O economista norte americano Samuel
Huntington em seu conhecido livro - O choque de civilizações – assevera que “no
mundo moderno, a religião é uma força central que motiva e mobiliza as pessoas.
O que, em última análise conta, não é a ideologia política nem o interesse
econômico; mas aquilo com que cada qual é capaz de se identificar em suas
convicções religiosas, na família e na igreja. É por estas coisas que os
indivíduos combatem e estão dispostos a dar a própria vida”. Para Huntington, a
religião seria o substrato dos grandes conflitos que estamos vivendo na
atualidade.
É um dado estatístico inequívoco dizer que a
maior parte da humanidade é orientada pela cosmovisão religiosa cristã,
islâmica, hinduísta, budista, xintoísta, espírita e judaica. As grandes
religiões são os alicerces sobre os quais repousam as civilizações
contemporâneas. O sustentáculo de uma cultura, pois através delas são projetadas
aspirações e elaborados princípios éticos. É por meio delas que são conferidos
sentidos à história, à existência e ao universo.

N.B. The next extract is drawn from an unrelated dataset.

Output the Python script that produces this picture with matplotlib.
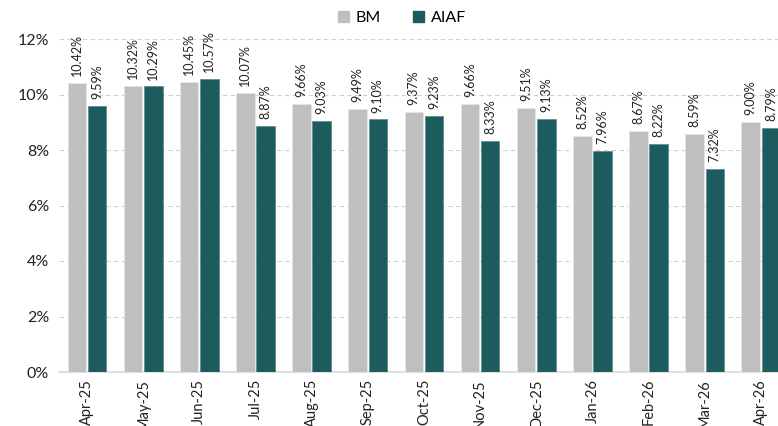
import numpy as np
import matplotlib.pyplot as plt
from matplotlib.patches import Patch

plt.rcParams['font.family'] = ['Lato', 'DejaVu Sans']

meses = ['Apr-25', 'May-25', 'Jun-25', 'Jul-25', 'Aug-25', 'Sep-25', 'Oct-25',
         'Nov-25', 'Dec-25', 'Jan-26', 'Feb-26', 'Mar-26', 'Apr-26']
bm = [10.42, 10.32, 10.45, 10.07, 9.66, 9.49, 9.37, 9.66, 9.51, 8.52, 8.67, 8.59, 9.00]
aiaf = [9.59, 10.29, 10.57, 8.87, 9.03, 9.10, 9.23, 8.33, 9.13, 7.96, 8.22, 7.32, 8.79]

gris = '#bfbfbf'
verde = '#1c5b5e'

fig = plt.figure(figsize=(7.78, 4.26), dpi=100)
# l'axe déborde à droite : la dernière barre est coupée par le bord
ax = fig.add_axes([58.9 / 778, 54 / 426, 730 / 778, 333 / 426])

x = np.arange(len(meses))
w = 0.33
b1 = ax.bar(x - 0.18, bm, w, color=gris, edgecolor='#e6e6e6', linewidth=0.6, zorder=3)
b2 = ax.bar(x + 0.18, aiaf, w, color=verde, edgecolor='#5f8f90', linewidth=0.6, zorder=3)

for barres, vals in ((b1, bm), (b2, aiaf)):
    for b, v in zip(barres, vals):
        ax.annotate(f'{v:.2f}%', (b.get_x() + b.get_width() / 2, v),
                    xytext=(0, 5), textcoords='offset points',
                    rotation=90, ha='center', va='bottom', fontsize=9,
                    color='#222222', clip_on=False)

ax.set_xlim(-0.5, len(meses) - 0.5)
ax.set_ylim(0, 12)
ax.set_yticks(range(0, 13, 2))
ax.set_yticklabels([f'{t}%' for t in range(0, 13, 2)], fontsize=11.5)
ax.set_xticks(x)
ax.set_xticklabels(meses, rotation=90, fontsize=10.5)
ax.tick_params(axis='y', length=0, pad=7, colors='#222222')
ax.tick_params(axis='x', length=0, pad=5, colors='#222222')

ax.grid(axis='y', color='#d0d0d0', linestyle=(0, (4, 3)), linewidth=0.8, zorder=0)
for s in ['top', 'right', 'left']:
    ax.spines[s].set_visible(False)
ax.spines['bottom'].set_color('#d9d9d9')
ax.spines['bottom'].set_linewidth(1.2)

handles = [Patch(color=gris, label='BM'), Patch(color=verde, label='AIAF')]
fig.legend(handles=handles, loc='center', bbox_to_anchor=(402 / 778, 1 - 18 / 426),
           ncol=2, frameon=False, fontsize=11.5, handlelength=0.7, handleheight=0.7,
           columnspacing=2.0, handletextpad=0.4)

fig.savefig('out.png', dpi=100)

A cultura moderna não construiu nenhuma religião,
mas encontrou substitutivos com funções idolátricas. A razão, o progresso, o
consumo, a acumulação sem limites. A consequência foi denunciada pelo
humanista germânico Friedrich Nietzsche que proclamou a morte de Deus. Sua
constatação não era de que Deus tivesse morrido, mas que os seres humanos o
teriam aniquilado. Com isso, pretendia acentuar que a referência para os valores
fundamentais à coesão entre os seres humanos não estava mais sujeita aos
ditames religiosos.
Interessante observar que os efeitos daquilo
que havia sido descortinado por Nietzsche é justamente o que estamos vivendo em
nível planetário: uma humanidade sem rumo, alienada pela solidão, com poucas raízes
e com valores distorcidos. Incapaz de saber para onde caminha. Sempre às
voltas com o ativismo, a indiferença e o pragmatismo.
Diante deste emaranhado compreensivo, é a
espiritualidade que ao se exteriorizar a partir de diferentes caminhos que
alimenta, sustenta e impregna a vida com experiências peculiares. No fundo, há
sempre o risco disto também não se realizar porque muitas das religiões, ao se
institucionalizarem, entram no jogo do poder e das hierarquias. Algumas assumindo
até formas patológicas. Todavia, o esforço deveria ser para compreendê-las a
partir daquilo que retratam de forma construtiva. Lá onde conseguem reforçar um
sentido para a vida cotidiana oferecendo um quadro de esperança e alento.
É inegável que hoje o fundamentalismo vem ganhando
destacada relevância. Em grande medida, como resultado dos devastadores efeitos
da globalização. Nos caminhos já percorridos pela humanidade não é difícil
observar que toda vez onde não houve respeito às diferenças, às identidades,
aos hábitos e valores locais, geralmente, foi nas religiões que os indivíduos guardaram
suas maiores referências.
Ao se sentirem invadidos, as pessoas que
viviam, por exemplo, no Iraque e no Afeganistão, refugiaram-se em suas
religiões como forma de resistência. Usaram a religião para garantir uma
identidade. Qualquer invasão ou arbitrariedade gerava raiva e vontade de
vingança. O fundamentalismo, em sua origem, é, pois, uma inconformidade com
aquilo que foi imposto em determinado momento.
A questão primordial é, portanto, compreender
como é possível superar este impasse civilizacional? Arrisco dizer que o
mais importante talvez seja viver a ética da hospitalidade. Dispor-se a
dialogar e aprender com o outro. Vivenciar uma tolerância ativa. Exercitar a
partilha. Reconhecer-se mutuamente. Buscar convergências que permitam caminhos
para a paz.
Os primeiros capítulos do livro bíblico do
gênesis plenificam uma compreensão desafiadora e plural. Neles não se fala de
Israel como povo escolhido. Faz-se uma referência aos povos da terra enquanto povos
de Deus. Sobre eles estaria a aliança da fraternidade. Trata-se de uma mensagem
que nos recorda, ainda hoje, que todos os povos, com suas distintas tradições,
são povos de Deus. A terra, o jardim divino, é composta de muitas famílias.
Cada qual com suas tradições, sua cultura, sua expressão religiosa.